The Aztecs seem to have been a conquering, less civilized people, dominating a more civilized community, as the Aryans dominated Greece and North India. Their religion was a primitive, complex, and cruel system, in which human sacrifices and ceremonial cannibalism played a large part. Their minds were haunted by the idea of sin and the need for bloody propitiations.[396]

The Aztec civilization was destroyed by an expedition under Cortez. He had eleven ships, four hundred Europeans, two hundred Indians, sixteen horses, and fourteen guns. But in Yucatan he picked up a stray Spaniard who had been a captive with the Indians for some years, and who had more or less learnt various Indian languages, and knew that the Aztec rule was deeply resented by many of its subjects.
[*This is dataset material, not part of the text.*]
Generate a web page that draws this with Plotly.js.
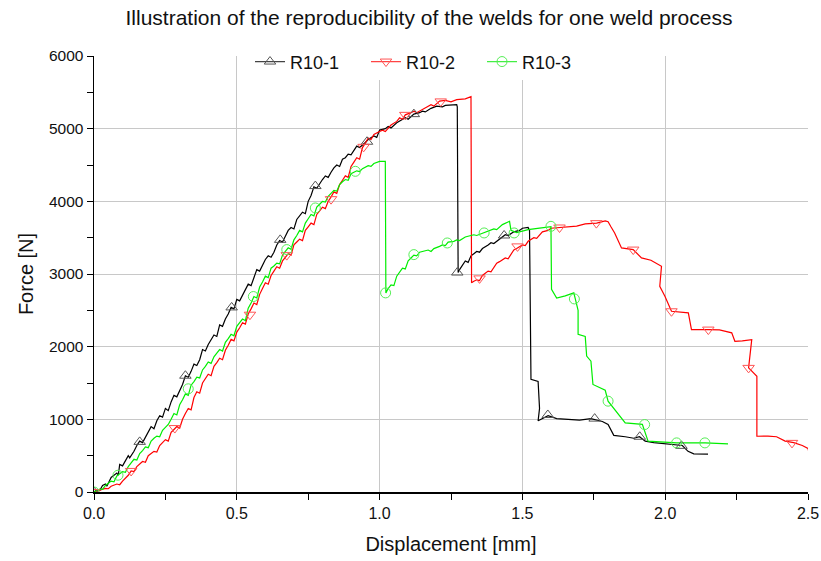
<!DOCTYPE html>
<html>
<head>
<meta charset="utf-8">
<script src="https://cdn.plot.ly/plotly-3.0.1.min.js"></script>
<style>html,body{margin:0;padding:0;background:#fff;}#chart{width:821px;height:561px;}</style>
</head>
<body>
<div id="chart"></div>
<script>
// ---- data ----
var seriesNames = ["R10-1", "R10-2", "R10-3"];

var r1X = [0,0.01,0.02,0.03,0.04,0.045,0.06,0.07,0.08,0.085,0.09,0.10,0.11,0.12,0.125,0.14,0.15,0.16,0.17,0.18,0.19,0.20,0.21,0.22,0.23,0.24,0.25,0.26,0.27,0.28,0.29,0.30,0.31,0.32,0.33,0.34,0.35,0.36,0.37,0.38,0.39,0.40,0.41,0.42,0.43,0.44,0.45,0.46,0.47,0.48,0.49,0.50,0.51,0.52,0.53,0.54,0.55,0.56,0.57,0.58,0.59,0.60,0.61,0.62,0.63,0.64,0.65,0.66,0.67,0.68,0.69,0.70,0.71,0.72,0.73,0.74,0.75,0.76,0.77,0.78,0.79,0.80,0.81,0.82,0.83,0.84,0.85,0.86,0.87,0.88,0.89,0.90,0.92,0.93,0.95,0.96,0.98,0.99,1.00,1.02,1.03,1.04,1.06,1.08,1.09,1.10,1.12,1.14,1.15,1.16,1.18,1.20,1.22,1.23,1.25,1.27,1.272,1.275,1.28,1.29,1.30,1.31,1.32,1.33,1.34,1.35,1.36,1.38,1.39,1.40,1.42,1.43,1.44,1.45,1.47,1.49,1.50,1.52,1.525,1.53,1.555,1.56,1.555,1.59,1.62,1.66,1.70,1.74,1.78,1.80,1.82,1.86,1.89,1.91,1.93,1.96,2.01,2.06,2.08,2.10,2.15];
var r1Y = [0,30,20,90,110,80,200,230,260,230,380,360,440,500,470,560,640,700,680,760,820,900,870,980,1050,1030,1150,1120,1240,1330,1310,1400,1480,1600,1580,1660,1760,1740,1820,1960,1940,2030,2100,2160,2140,2300,2280,2380,2450,2540,2520,2650,2630,2700,2790,2860,2840,2960,3060,3040,3120,3200,3250,3230,3300,3400,3460,3440,3520,3600,3640,3620,3750,3800,3850,3830,4000,4080,4200,4180,4250,4300,4350,4330,4400,4460,4500,4480,4580,4600,4650,4640,4760,4740,4810,4850,4900,4880,4980,5000,5030,5010,5080,5120,5150,5130,5200,5220,5240,5230,5280,5310,5300,5320,5330,5330,5300,3020,3060,3120,3180,3160,3250,3280,3310,3300,3350,3400,3430,3420,3480,3500,3540,3530,3580,3600,3630,3640,3600,1550,1520,1150,980,1050,1010,1000,990,1010,970,930,780,760,740,760,700,680,660,640,560,525,520];

var r2X = [0,0.02,0.03,0.04,0.05,0.06,0.08,0.09,0.10,0.11,0.12,0.13,0.14,0.15,0.16,0.17,0.18,0.19,0.20,0.21,0.22,0.23,0.24,0.25,0.26,0.27,0.28,0.29,0.30,0.31,0.32,0.33,0.34,0.35,0.36,0.37,0.38,0.39,0.40,0.41,0.42,0.43,0.44,0.45,0.46,0.47,0.48,0.49,0.50,0.51,0.52,0.53,0.54,0.55,0.56,0.57,0.58,0.59,0.60,0.61,0.62,0.63,0.64,0.65,0.66,0.67,0.68,0.69,0.70,0.71,0.72,0.73,0.74,0.75,0.76,0.77,0.78,0.79,0.80,0.81,0.82,0.83,0.84,0.85,0.86,0.87,0.88,0.89,0.90,0.91,0.92,0.93,0.94,0.95,0.96,0.97,0.98,1.00,1.01,1.02,1.04,1.06,1.07,1.08,1.09,1.11,1.12,1.13,1.15,1.17,1.18,1.19,1.21,1.23,1.25,1.27,1.30,1.32,1.322,1.33,1.34,1.35,1.36,1.37,1.38,1.39,1.41,1.42,1.44,1.45,1.47,1.48,1.50,1.51,1.52,1.54,1.55,1.57,1.59,1.60,1.63,1.66,1.69,1.72,1.76,1.79,1.80,1.81,1.823,1.847,1.888,1.917,1.95,1.987,1.981,1.999,2.022,2.081,2.092,2.15,2.19,2.233,2.244,2.27,2.303,2.292,2.321,2.321,2.36,2.39,2.42,2.45,2.48,2.50,2.505];
var r2Y = [0,20,40,50,45,80,110,100,150,190,230,290,280,350,390,420,410,500,530,560,550,640,680,720,700,820,860,900,880,1000,1080,1150,1130,1300,1380,1360,1500,1560,1620,1600,1730,1780,1840,1820,1950,2020,2100,2080,2200,2260,2330,2310,2450,2520,2600,2580,2720,2800,2880,2860,2980,3040,3100,3080,3180,3230,3280,3260,3400,3440,3480,3460,3600,3650,3700,3680,3820,3870,3920,3900,4000,4060,4130,4110,4230,4290,4350,4330,4480,4540,4600,4580,4740,4800,4870,4850,4920,4960,4980,4960,5050,5100,5150,5130,5190,5220,5240,5220,5260,5300,5330,5310,5380,5390,5370,5400,5410,5440,2880,2900,2920,2910,2980,3010,3040,3030,3150,3170,3220,3210,3330,3350,3400,3390,3450,3500,3490,3580,3600,3630,3640,3650,3660,3690,3700,3730,3720,3650,3565,3359,3336,3221,3190,3106,2831,2693,2487,2465,2235,2235,2230,2190,2074,2080,2097,1708,1593,767,770,760,700,680,640,600,520];

var r3X = [0,0.01,0.02,0.03,0.04,0.05,0.06,0.07,0.08,0.09,0.10,0.11,0.12,0.13,0.14,0.15,0.16,0.17,0.18,0.19,0.20,0.21,0.22,0.23,0.24,0.25,0.26,0.27,0.28,0.29,0.30,0.31,0.32,0.33,0.34,0.35,0.36,0.37,0.38,0.39,0.40,0.41,0.42,0.43,0.44,0.45,0.46,0.47,0.48,0.49,0.50,0.51,0.52,0.53,0.54,0.55,0.56,0.57,0.58,0.59,0.60,0.61,0.62,0.63,0.64,0.65,0.66,0.67,0.68,0.69,0.70,0.71,0.72,0.73,0.74,0.75,0.76,0.77,0.78,0.79,0.80,0.81,0.82,0.83,0.84,0.85,0.86,0.87,0.88,0.89,0.90,0.92,0.93,0.94,0.96,0.97,0.98,1.00,1.02,1.022,1.03,1.04,1.05,1.06,1.07,1.08,1.09,1.10,1.11,1.12,1.13,1.14,1.16,1.17,1.18,1.19,1.21,1.22,1.23,1.24,1.26,1.27,1.28,1.30,1.32,1.33,1.34,1.37,1.39,1.40,1.41,1.43,1.455,1.46,1.48,1.52,1.56,1.60,1.602,1.62,1.65,1.68,1.685,1.695,1.695,1.72,1.725,1.74,1.747,1.79,1.80,1.83,1.86,1.92,1.94,2.04,2.14,2.22];
var r3Y = [0,20,40,35,90,120,150,140,220,250,280,270,350,400,450,440,530,570,620,610,700,740,770,760,850,890,930,1000,1080,1060,1200,1270,1350,1330,1470,1520,1580,1570,1680,1730,1790,1770,1860,1910,1960,1940,2060,2110,2170,2150,2280,2330,2380,2360,2530,2600,2690,2670,2820,2890,2970,2950,3080,3110,3150,3140,3260,3310,3360,3340,3470,3530,3600,3580,3700,3760,3820,3800,3920,3960,4000,3990,4070,4110,4150,4140,4230,4270,4300,4290,4380,4420,4410,4450,4490,4480,4520,4550,4550,2740,2800,2850,2840,2970,3030,3080,3070,3180,3220,3260,3250,3300,3320,3330,3310,3350,3380,3400,3390,3440,3450,3470,3460,3510,3530,3540,3530,3570,3600,3620,3610,3680,3725,3600,3570,3610,3630,3650,2790,2670,2700,2740,2660,2500,2170,2140,1870,1800,1480,1400,1250,1100,950,930,700,676,676,663];

// marker positions
var r1MarkX = [0.0,0.16,0.32,0.482,0.652,0.775,0.956,1.12,1.272,1.436,1.589,1.753,1.911,2.057];
var r1MarkY = [0,690,1600,2540,3470,4210,4820,5200,3020,3530,1060,1010,760,635];
var r2MarkX = [0.0,0.13,0.283,0.546,0.675,0.83,0.944,1.09,1.214,1.35,1.483,1.63,1.759,1.888,2.022,2.151,2.292,2.444];
var r2MarkY = [0,290,880,2440,3260,4030,4750,5190,5375,2940,3380,3640,3700,3336,2487,2235,1708,676];
var r3MarkX = [0.0,0.084,0.33,0.558,0.675,0.775,0.915,1.021,1.12,1.237,1.366,1.471,1.60,1.682,1.80,1.928,2.04,2.139];
var r3MarkY = [0,231,1420,2690,3336,3909,4413,2740,3267,3427,3565,3565,3656,2657,1250,928,676,676];

// ---- styling ----
var lineColors = ["#000000", "#ff0000", "#00ee00"];
var legendLineColors = ["#444444", "#ff4444", "#44ee44"];
var markColors = ["#555555", "#ff5555", "#55ee55"];
var symbols = ["triangle-up-open", "triangle-down-open", "circle-open"];

var allX = [r1X, r2X, r3X], allY = [r1Y, r2Y, r3Y];
var mX = [r1MarkX, r2MarkX, r3MarkX], mY = [r1MarkY, r2MarkY, r3MarkY];

function withGaps(a) { var o = []; a.forEach(function (v, i) { if (i) o.push(null); o.push(v); }); return o; }

var traces = [];
for (var i = 0; i < 3; i++) {
  traces.push({x: allX[i], y: allY[i], type: "scatter", mode: "lines", showlegend: false,
    line: {color: lineColors[i], width: 1.2}, hoverinfo: "skip"});
}
for (var j = 0; j < 3; j++) {
  traces.push({x: withGaps(mX[j]), y: withGaps(mY[j]), type: "scatter", mode: "lines+markers",
    name: seriesNames[j], connectgaps: false,
    line: {color: legendLineColors[j], width: 1.2},
    marker: {symbol: symbols[j], size: 10, color: markColors[j], line: {width: 1, color: markColors[j]}}});
}

var fontFam = "'Liberation Sans', Arial, sans-serif";
var layout = {
  width: 821, height: 561,
  margin: {l: 94, r: 13, t: 56, b: 69},
  paper_bgcolor: "#ffffff", plot_bgcolor: "#ffffff",
  font: {family: fontFam, size: 15, color: "#000"},
  title: {text: "Illustration of the reproducibility of the welds for one weld process",
    font: {family: fontFam, size: 21, color: "#111"}, x: 0.5225, xanchor: "center", y: 0.969, yanchor: "middle"},
  xaxis: {range: [0, 2.5], dtick: 0.5, tick0: 0, tickformat: ".1f",
    showline: true, linecolor: "#000", linewidth: 1.5, mirror: false,
    ticks: "outside", ticklen: 6, tickwidth: 1, tickcolor: "#000",
    showgrid: true, gridcolor: "#c8c8c8", gridwidth: 1, zeroline: false,
    minor: {dtick: 0.25, ticks: "outside", ticklen: 6, tickcolor: "#000", showgrid: false},
    tickfont: {family: fontFam, size: 16, color: "#111"},
    title: {text: "Displacement [mm]", font: {family: fontFam, size: 20, color: "#111"}, standoff: 16}},
  yaxis: {range: [0, 6000], dtick: 1000, tick0: 0,
    showline: true, linecolor: "#000", linewidth: 1.5, mirror: false,
    ticks: "outside", ticklen: 6, tickwidth: 1, tickcolor: "#000",
    showgrid: true, gridcolor: "#c8c8c8", gridwidth: 1, zeroline: false,
    minor: {dtick: 500, ticks: "outside", ticklen: 6, tickcolor: "#000", showgrid: false},
    tickfont: {family: fontFam, size: 15.5, color: "#111"},
    title: {text: "Force [N]", font: {family: fontFam, size: 20, color: "#111"}, standoff: 10}},
  legend: {orientation: "h", x: 0.2185, xanchor: "left", y: 1.029, yanchor: "top",
    bgcolor: "#ffffff", borderwidth: 0, font: {family: fontFam, size: 18, color: "#111"},
    entrywidth: 71, entrywidthmode: "pixels", tracegroupgap: 0},
  showlegend: true
};

Plotly.newPlot("chart", traces, layout, {displayModeBar: false, staticPlot: true});
</script>
</body>
</html>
It was in alliance with these that Cortez advanced over the mountains into the valley of Mexico, (1519)[397]. How he entered Mexico, how its monarch, Montezuma, was killed by his own people for favouring the Spaniards, how Cortez was besieged in Mexico, and escaped with the loss of his guns and horses, and how after a terrible retreat to the coast he was able to return and subjugate the whole land, is a romantic and picturesque story which we cannot even attempt to tell here. The population of Mexico to this day is largely of native blood, but Spanish has replaced the native languages, and such culture as exists is Catholic and Spanish.